Pullman, writer of the "Dark Materials" trilogy, said he was never alone with pupils and a teacher was always present.

"Why should I have to pay 64 pounds to a government agency to give me a certificate saying I am not a pedophile?," Pullman, 62, told BBC radio. "It's actually quite dispiriting and sinister."

Pullman, whose books have been adapted for television and film, including 2007's "The Golden Compass," said it was unfortunate that children would miss out because of his boycott but said he was not to blame.

"It's the fault of the government that set up this absurd rule," he said.

From October adults working with children on a regular basis will have to register with a vetting database run by the government's Independent Safeguarding Authority.

It is the latest measure to improve child safety following the murder of two 10-year-old schoolgirls by Ian Huntley in Soham, Cambridgeshire in 2002, whose criminal record had been missed when he was hired as their school caretaker.

But the new rules also apply to writers such as Pullman who pay regular visits to schools, a Home Office spokesman confirmed.

Other children's authors backed Pullman's stand, saying they would stop visiting schools if they had to register on the database, the Independent newspaper reported.

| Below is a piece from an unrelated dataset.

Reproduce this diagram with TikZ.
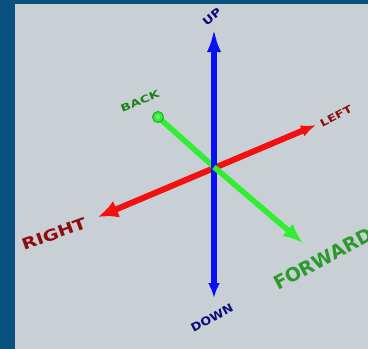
\documentclass[tikz,border=0pt]{standalone}
\usepackage{fontspec}
\setmainfont{DejaVu Sans}
\usetikzlibrary{arrows.meta}
\definecolor{framecol}{HTML}{0B5180}
\definecolor{bgcol}{HTML}{C8D0D6}
\definecolor{axblue}{HTML}{0A10F5}
\definecolor{axred}{HTML}{F51010}
\definecolor{axgreen}{HTML}{30EE30}
\definecolor{txred}{HTML}{8E0C0C}
\definecolor{txgreen}{HTML}{2A9A2A}
\definecolor{txgreendk}{HTML}{1F8020}
\definecolor{txblue}{HTML}{0A0A7A}
\tikzset{
  axlabel/.style={inner sep=0pt, font=\bfseries},
  axline/.style={line cap=butt}
}
\begin{document}
\begin{tikzpicture}[x=1pt,y=-1pt]
\useasboundingbox (0,0) rectangle (368,349);
\fill[framecol] (0,0) rectangle (368,349);
\fill[bgcol] (15,4) rectangle (368,349);
\coordinate (O) at (214,167);
\coordinate (up) at (214,28);
\coordinate (down) at (214,298);
\coordinate (right) at (98,217);
\coordinate (left) at (316,125);
\coordinate (back) at (158,117);
\coordinate (fwd) at (303,243);
% red axis
\draw[axline, axred, line width=6pt, {Latex[length=20pt,width=18pt]}-{Latex[length=15pt,width=12pt]}] (right) -- (left);
% green axis, back half
\draw[axline, axgreen, line width=5.5pt] (back) -- (O);
\filldraw[fill=axgreen, draw=txgreendk!70!axgreen, line width=0.9pt] (back) circle (5.5pt);
\fill[axgreen!60!white] (back) circle (2pt);
% blue axis
\draw[axline, axblue, line width=6pt, {Latex[length=15pt,width=12pt]}-{Latex[length=24pt,width=14pt]}] (down) -- (up);
% green axis, front half
\draw[axline, axgreen, line width=5.5pt, -{Latex[length=20pt,width=16pt]}] (O) -- (fwd);
% labels
\node[axlabel, txblue, rotate=40] (lup) at (212,17) {\fontsize{11}{11}\selectfont\scalebox{1.2}[1]{UP}};
\node[axlabel, txgreendk, rotate=22] (lback) at (140,101) {\fontsize{10}{10}\selectfont\scalebox{1.35}[1]{BACK}};
\node[axlabel, txred, rotate=28] (lleft) at (336,116) {\fontsize{10}{10}\selectfont\scalebox{1.3}[1]{LEFT}};
\node[axlabel, txred, rotate=20] (lright) at (54,234) {\fontsize{15.5}{15.5}\selectfont\scalebox{1.25}[1]{RIGHT}};
\node[axlabel, txgreen, rotate=28] (lfwd) at (323,259) {\fontsize{19}{19}\selectfont FORWARD};
\node[axlabel, txblue, rotate=28] (ldown) at (212,318) {\fontsize{11.5}{11.5}\selectfont\scalebox{1.1}[1]{DOWN}};
\end{tikzpicture}
\end{document}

Anthony Horowitz, who wrote the "Alex Rider" spy novels, told the paper the scheme was "ludicrous."

Former children's laureate Anne Fine said: "I will only work in foreign schools, where sanity prevails."

Roald Dahl illustrator Quentin Blake said the government was guilty of a "grotesque misunderstanding," while author Michael Morpurgo said the database was a "nonsense."

The government said it would be irresponsible to allow adults to work regularly with young children without conducting background checks.

"This applies as much to famous authors as it does to cleaners, administrative staff and visiting firemen," said a spokesman for the Department for Children, Schools and Families.